Search code examples
cstringstrcmp

Mystery with strcmp output - How strcmp actually compares the strings?


I want to know why strcmp() returns different values if used more than once in the same function. Below is the program. The first case I am aware of why it prints -6. But in the second case, why does it print -1?

#include<stdio.h>
#include<string.h>
int main()
{
    char a[10] = "aa";
    char b[10] = "ag";
    printf("%d\n",strcmp(a, b));
    printf("%d\n",strcmp("aa","ag"));
    return 0;
}

And the output it produces is below

[sxxxx@bhlingxxx test]$ gcc -Wall t51.c
[sxxxx@bhlingxxx test]$ ./a.out
    -6
    -1

Why is the output of second strcmp() -1? Is it the Compiler who plays here? If so What is the exact optimization it does?


Solution

  • The C standard says the following regarding the return value of strcmp:

    Section 7.24.4.2p3:

    The strcmp function returns an integer greater than, equal to, or less than zero, accordingly as the string pointed to by s1 is greater than, equal to, or less than the string pointed to by s2

    So as long as the result fits that description it is compliant with the C standard. That means the compiler can perform optimizations to fit that definition.

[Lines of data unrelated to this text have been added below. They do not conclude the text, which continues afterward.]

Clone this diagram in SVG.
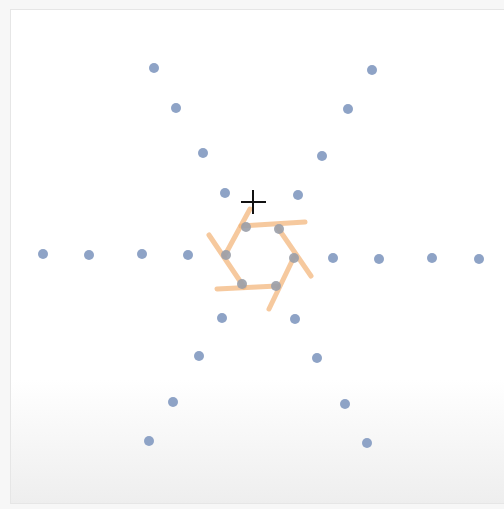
<svg xmlns="http://www.w3.org/2000/svg" width="504" height="509" viewBox="0 0 504 509">
<defs>
<linearGradient id="bg" x1="0" y1="0" x2="0" y2="1">
<stop offset="0" stop-color="#ffffff"/>
<stop offset="0.75" stop-color="#ffffff"/>
<stop offset="1" stop-color="#eeeeee"/>
</linearGradient>
<style>
.d{fill:#8ea3c6}
.v{fill:#9a9fa8;opacity:0.9}
.o{stroke:#f2b275;stroke-width:5;stroke-linecap:round;opacity:0.7;fill:none}
.c{stroke:#111;stroke-width:2}
</style>
</defs>
<rect x="0" y="0" width="504" height="509" fill="#f7f7f7"/>
<rect x="10.5" y="9.5" width="500" height="494" fill="url(#bg)" stroke="#e6e6e6" stroke-width="1"/>
<g id="dots">
<circle class="d" cx="43" cy="254" r="5"/>
<circle class="d" cx="89" cy="255" r="5"/>
<circle class="d" cx="142" cy="254" r="5"/>
<circle class="d" cx="188" cy="255" r="5"/>
<circle class="d" cx="333" cy="258" r="5"/>
<circle class="d" cx="379" cy="259" r="5"/>
<circle class="d" cx="432" cy="258" r="5"/>
<circle class="d" cx="479" cy="259" r="5"/>
<circle class="d" cx="154" cy="68" r="5"/>
<circle class="d" cx="176" cy="108" r="5"/>
<circle class="d" cx="203" cy="153" r="5"/>
<circle class="d" cx="225" cy="193" r="5"/>
<circle class="d" cx="372" cy="70" r="5"/>
<circle class="d" cx="348" cy="109" r="5"/>
<circle class="d" cx="322" cy="156" r="5"/>
<circle class="d" cx="298" cy="195" r="5"/>
<circle class="d" cx="149" cy="441" r="5"/>
<circle class="d" cx="173" cy="402" r="5"/>
<circle class="d" cx="199" cy="356" r="5"/>
<circle class="d" cx="222" cy="318" r="5"/>
<circle class="d" cx="367" cy="443" r="5"/>
<circle class="d" cx="345" cy="404" r="5"/>
<circle class="d" cx="317" cy="358" r="5"/>
<circle class="d" cx="295" cy="319" r="5"/>
</g>
<g id="hexagon">
<line class="o" x1="241" y1="226" x2="305" y2="222"/>
<line class="o" x1="278" y1="228" x2="311" y2="276"/>
<line class="o" x1="294" y1="257" x2="269" y2="309"/>
<line class="o" x1="277" y1="286" x2="217" y2="289"/>
<line class="o" x1="244" y1="287" x2="209" y2="235"/>
<line class="o" x1="225" y1="255" x2="250" y2="209"/>
</g>
<g id="vertices">
<circle class="v" cx="246" cy="227" r="5"/>
<circle class="v" cx="279" cy="229" r="5"/>
<circle class="v" cx="226" cy="255" r="5"/>
<circle class="v" cx="294" cy="258" r="5"/>
<circle class="v" cx="242" cy="284" r="5"/>
<circle class="v" cx="276" cy="286" r="5"/>
</g>
<g id="cursor">
<line class="c" x1="241" y1="202" x2="266" y2="202"/>
<line class="c" x1="253" y1="190" x2="253" y2="214"/>
</g>
</svg>
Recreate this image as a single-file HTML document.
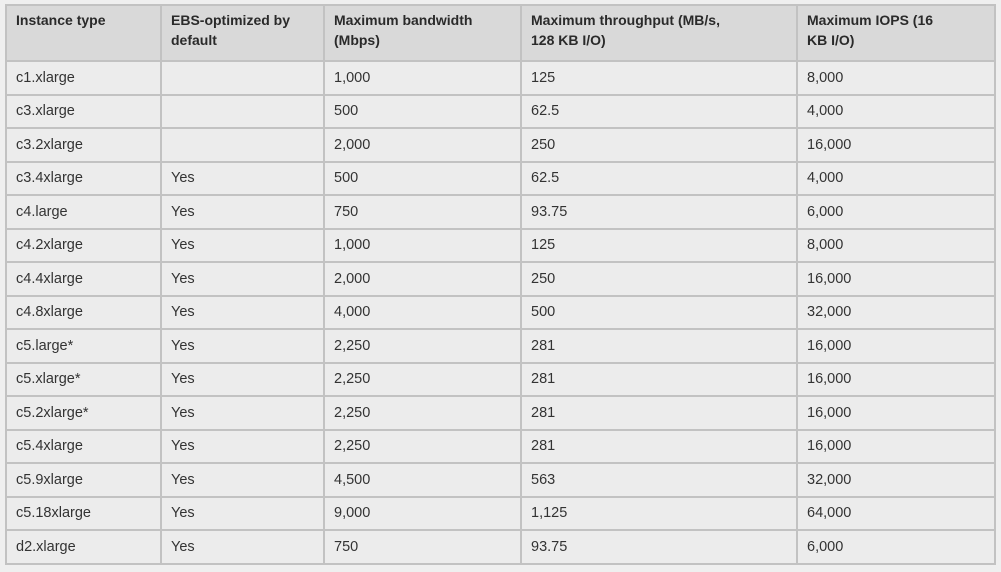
<!DOCTYPE html>
<html><head><meta charset="utf-8"><style>
body{margin:0;width:1001px;height:572px;background:#efefef;overflow:hidden;font-family:"Liberation Sans",sans-serif;}
table{position:absolute;left:5px;top:4px;border-collapse:collapse;table-layout:fixed;width:989px;}
td,th{border:2px solid #c2c2c2;padding:0 0 0 9px;font-size:14.5px;color:#333;text-align:left;vertical-align:middle;white-space:nowrap;overflow:hidden;}
tr{height:33.5px;}
tr.h{height:56px;}
th{background:#d9d9d9;font-weight:bold;line-height:20px;vertical-align:top;padding-top:4px;color:#2a2a2a;font-size:14px;}
td{background:#ececec;}
</style></head><body>
<table>
<colgroup><col style="width:155px"><col style="width:163px"><col style="width:197px"><col style="width:276px"><col style="width:198px"></colgroup>
<tr class="h"><th>Instance type</th><th>EBS-optimized by<br>default</th><th>Maximum bandwidth<br>(Mbps)</th><th>Maximum throughput (MB/s,<br>128 KB I/O)</th><th>Maximum IOPS (16<br>KB I/O)</th></tr>
<tr><td>c1.xlarge</td><td></td><td>1,000</td><td>125</td><td>8,000</td></tr>
<tr><td>c3.xlarge</td><td></td><td>500</td><td>62.5</td><td>4,000</td></tr>
<tr><td>c3.2xlarge</td><td></td><td>2,000</td><td>250</td><td>16,000</td></tr>
<tr><td>c3.4xlarge</td><td>Yes</td><td>500</td><td>62.5</td><td>4,000</td></tr>
<tr><td>c4.large</td><td>Yes</td><td>750</td><td>93.75</td><td>6,000</td></tr>
<tr><td>c4.2xlarge</td><td>Yes</td><td>1,000</td><td>125</td><td>8,000</td></tr>
<tr><td>c4.4xlarge</td><td>Yes</td><td>2,000</td><td>250</td><td>16,000</td></tr>
<tr><td>c4.8xlarge</td><td>Yes</td><td>4,000</td><td>500</td><td>32,000</td></tr>
<tr><td>c5.large*</td><td>Yes</td><td>2,250</td><td>281</td><td>16,000</td></tr>
<tr><td>c5.xlarge*</td><td>Yes</td><td>2,250</td><td>281</td><td>16,000</td></tr>
<tr><td>c5.2xlarge*</td><td>Yes</td><td>2,250</td><td>281</td><td>16,000</td></tr>
<tr><td>c5.4xlarge</td><td>Yes</td><td>2,250</td><td>281</td><td>16,000</td></tr>
<tr><td>c5.9xlarge</td><td>Yes</td><td>4,500</td><td>563</td><td>32,000</td></tr>
<tr><td>c5.18xlarge</td><td>Yes</td><td>9,000</td><td>1,125</td><td>64,000</td></tr>
<tr><td>d2.xlarge</td><td>Yes</td><td>750</td><td>93.75</td><td>6,000</td></tr>
</table>
</body></html>
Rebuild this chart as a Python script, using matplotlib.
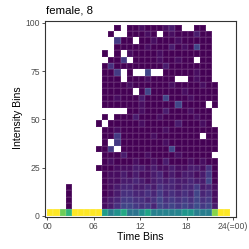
import numpy as np
import matplotlib
matplotlib.use('Agg')
import matplotlib.pyplot as plt

plt.rcParams['font.family'] = ['Liberation Sans', 'DejaVu Sans']

title = 'female, 8'
time_ticks = [0, 6, 12, 18, 24]
time_labels = ['00', '06', '12', '18', '24(=00)']
intensity_ticks = [0, 25, 50, 75, 100]
n_bins = 30
time_max = 23.67
intensity_max = 99

# lowest intensity bin, colour level per time bin (0..1 of viridis)
bottom_row = [1.0, 1.0, 0.78, 0.66, 1.0, 1.0, 1.0, 1.0, 1.0,
              0.55, 0.42, 0.5, 0.6, 0.38, 0.38, 0.48, 0.58, 0.43, 0.43, 0.44,
              0.43, 0.45, 0.52, 0.52, 0.42, 0.42, 0.42, 0.82, 1.0, 1.0]

# upper intensity bins, top row first; '.' = no data, digit d = level d/30
rows = [
    "........." + "..0.001000120..00.." + "..",
    "........." + ".0..00010.01000200." + "..",
    "........." + "..500.001000100000." + "..",
    "........." + "..0000010002010600." + "..",
    "........." + "0.0.10000100000000." + "..",
    "........." + ".005.0000100100.00." + "..",
    "........." + "040000000020000000." + "..",
    "........." + "005.0..6..00000100." + "..",
    "........." + "000.00010000..0100." + "..",
    "........." + "0000100000010000100" + "..",
    "........." + "00000.0600000100000" + "..",
    "........." + "0010002000600010000" + "..",
    "........." + "00000010000060000.0" + "..",
    "........." + "....00100020001000." + "..",
    "........." + "0.0002000100000100." + "..",
    "........0" + ".00000100000200010." + "..",
    "........." + "0010000000100000000" + "..",
    "........." + "0050000010000000.00" + "..",
    "........." + "0.50000000100000000" + "..",
    "........0" + "05.0000000060000000" + "..",
    "........." + "000200010000100000." + "..",
    "........." + "0100010010200010100" + "..",
    "........0" + "0011122121121122140" + "..",
    "........." + "0112121123121221250" + "..",
    "........." + "0112232123232232260" + "..",
    "...0....." + "0123322324332335231" + "..",
    "...0....." + "0124433435343436341" + "..",
    "...0....." + "1235544346454546451" + "..",
    "...0....." + "1246654536565657562" + "..",
]

z = np.full((n_bins, n_bins), np.nan)
z[0, :] = bottom_row
for i, s in enumerate(rows):
    assert len(s) == n_bins, (i, len(s))
    r = n_bins - 1 - i
    for c, ch in enumerate(s):
        if ch != '.':
            z[r, c] = int(ch) / 30

xedges = np.linspace(0, time_max, n_bins + 1)
yedges = np.linspace(0, intensity_max, n_bins + 1)

fig = plt.figure(figsize=(2.49, 2.49), dpi=100)
ax = fig.add_axes([45 / 249, 1 - 217 / 249, 191 / 249, 196 / 249])
ax.pcolormesh(xedges, yedges, np.ma.masked_invalid(z), cmap='viridis',
              vmin=0, vmax=1, edgecolors=(1, 1, 1, 0.07), linewidth=0.3)

ax.set_xlim(-0.3, 24.4)
ax.set_ylim(-0.6, 100.9)
ax.set_xticks(time_ticks)
ax.set_xticklabels(time_labels)
ax.set_yticks(intensity_ticks)
for sp in ax.spines.values():
    sp.set_color('#333333')
    sp.set_linewidth(0.8)
ax.tick_params(length=2.2, width=0.6, color='#333333', labelcolor='#4D4D4D',
               labelsize=6.2, pad=1.5)

ax.set_xlabel('Time Bins', fontsize=7.6, va='center')
ax.xaxis.set_label_coords(0.5, -0.104)
ax.set_ylabel('Intensity Bins', fontsize=7.6, va='center')
ax.yaxis.set_label_coords(-0.14, 0.505)
fig.text(46 / 249, 1 - 10 / 249, title, fontsize=8.2, va='center', ha='left')

fig.savefig('out.png', dpi=100)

    If we look at the assembly code:

    .loc 1 7 0
    leaq    -32(%rbp), %rdx
    leaq    -48(%rbp), %rax
    movq    %rdx, %rsi
    movq    %rax, %rdi
    call    strcmp
    movl    %eax, %esi
    movl    $.LC0, %edi
    movl    $0, %eax
    call    printf
    .loc 1 8 0
    movl    $-1, %esi      # result of strcmp is precomputed!
    movl    $.LC0, %edi
    movl    $0, %eax
    call    printf
    

    In the first case, arrays are passed to strcmp to a call to strcmp and a call to printf are generated. In the second case however, string constants are passed to both. The compiler sees this and generates the result itself, optimizing out the actual call to strcmp, and passes the hardcoded value -1 to printf.